Occorre ricordare anche la Convenzione di Ginevra ed il principio di non respingimento ( art. 33 ). Se uno Stato respinge una nave di migranti irregolari che ha fatto ingresso nelle proprie acque territoriali senza controllare se a bordo vi siano dei richiedenti asilo e senza esaminare se essi possiedano i requisiti minimi per il riconoscimento dello status di rifugiato, commette una violazione del principio di non respingimento sancito dall’art. 33 par. 1 della Convenzione del 1951 se i territori (Stati terzi o alto mare) verso cui la nave è respinta non offrono garanzie sufficienti per l’incolumità dei migranti, o anche soltanto per la possibilità di accoglienza e di accesso ad una procedura di asilo. Ma soprattutto, se gli ordini di Salvini si imporranno anche dopo la scadenza elettorale, sarebbe violato l’inalienabile diritto delle persone, quale che sia il loro stato giuridico, “a non subire trattamenti inumani o degradanti”, che potrebbero ben configurarsi qualora a seguito di un ennesimo braccio di ferro tra gli stati, la loro permanenza a bordo dovesse procurare loro ulteriori sofferenze, se non rischi per la salute o per la stessa vita. E per la violazione del divieto di trattamenti disumani od degradanti , imposto agli stati nei confronti di tutte le persone che ricadono nella loro giurisdizione, come qualunque migrante soccorso in operazioni coordinate da una autorità statale, si potrebbero ipotizzare ricorsi alla Corte Europea dei diritti dell’Uomo. Mentre se il conflitto tra gli stati nella individuazione di un POS ( porto sicuro di sbarco) si dovesse ripetere, dovrebbe occuparsene la Corte di Giustizia dell’Unione Europea.

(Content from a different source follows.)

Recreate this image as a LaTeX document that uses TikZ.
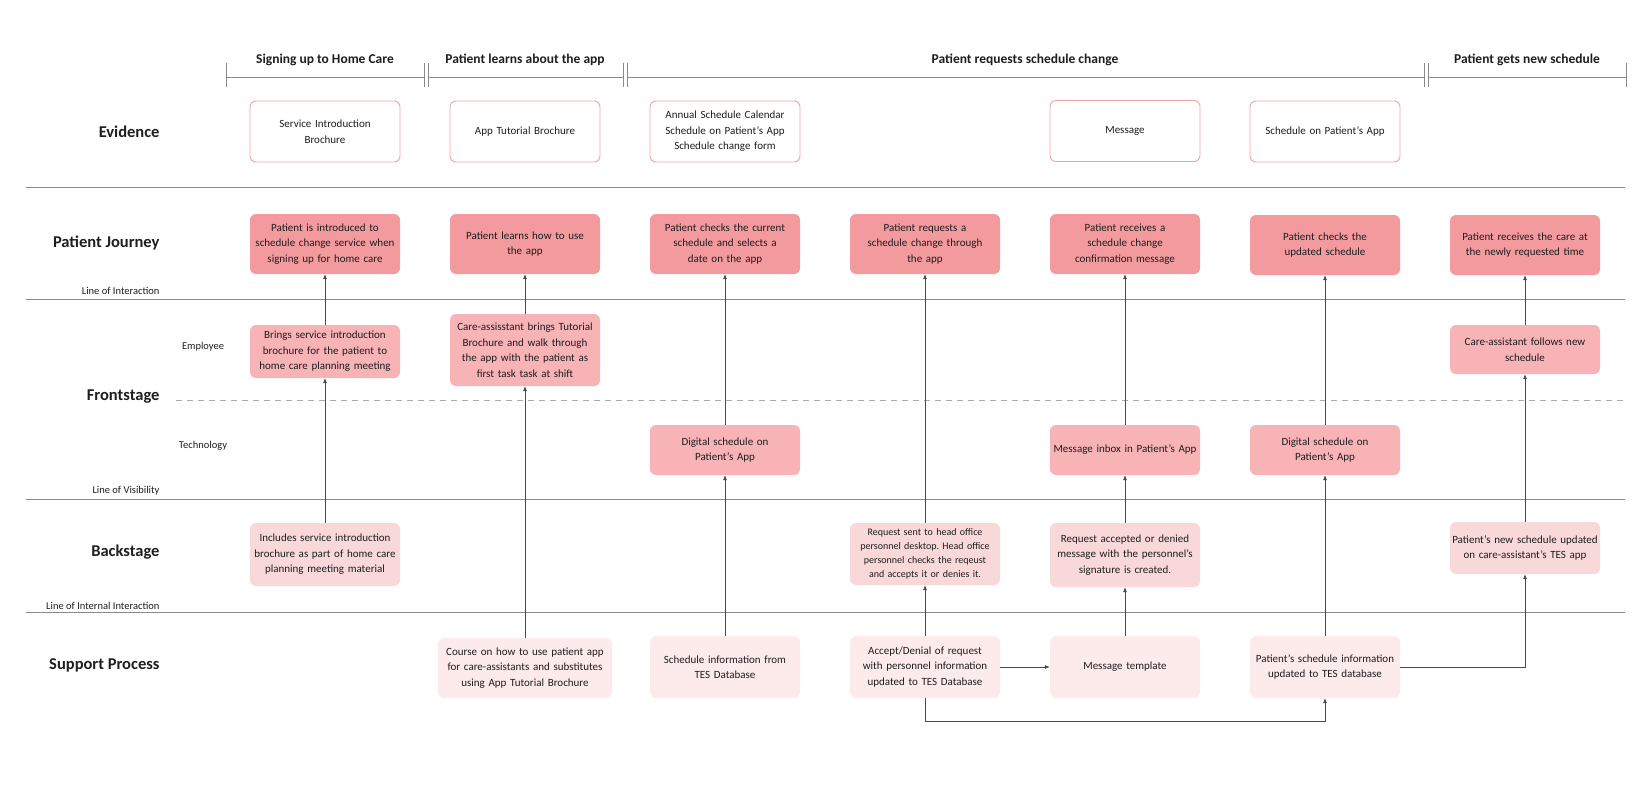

Se qualcuno spera di ricattare i vertici di Bruxelles per estorcere una modifica del Regolamento Dublino giocando sulla pelle dei disperati raccolti in mare dalle navi delle ONG, e poi si allea con quei governi sovranisti, come Orban in Ungheria e Kurz in Austria, che hanno bloccato qualunque modifica migliorativa dello stesso Regolamento, bocciando le proposte di compromesso del Parlamento europeo, compie una operazione disumana, falsificatricee  priva di prospettiva politica. L’Unione Europea diventerà ancora una volta terreno di scontro elettorale e se queste linee nazionaliste prevarrano, magari con le elezioni del prossimo anno, alle quali guarda già Salvini, sarà il sucidio dell’Europa. Saranno anche gli entusiasti elettori dei partiti populisti e sovranisti che ne pagheranno le conseguenze, ancora più gravi della possibile fine dell’euro.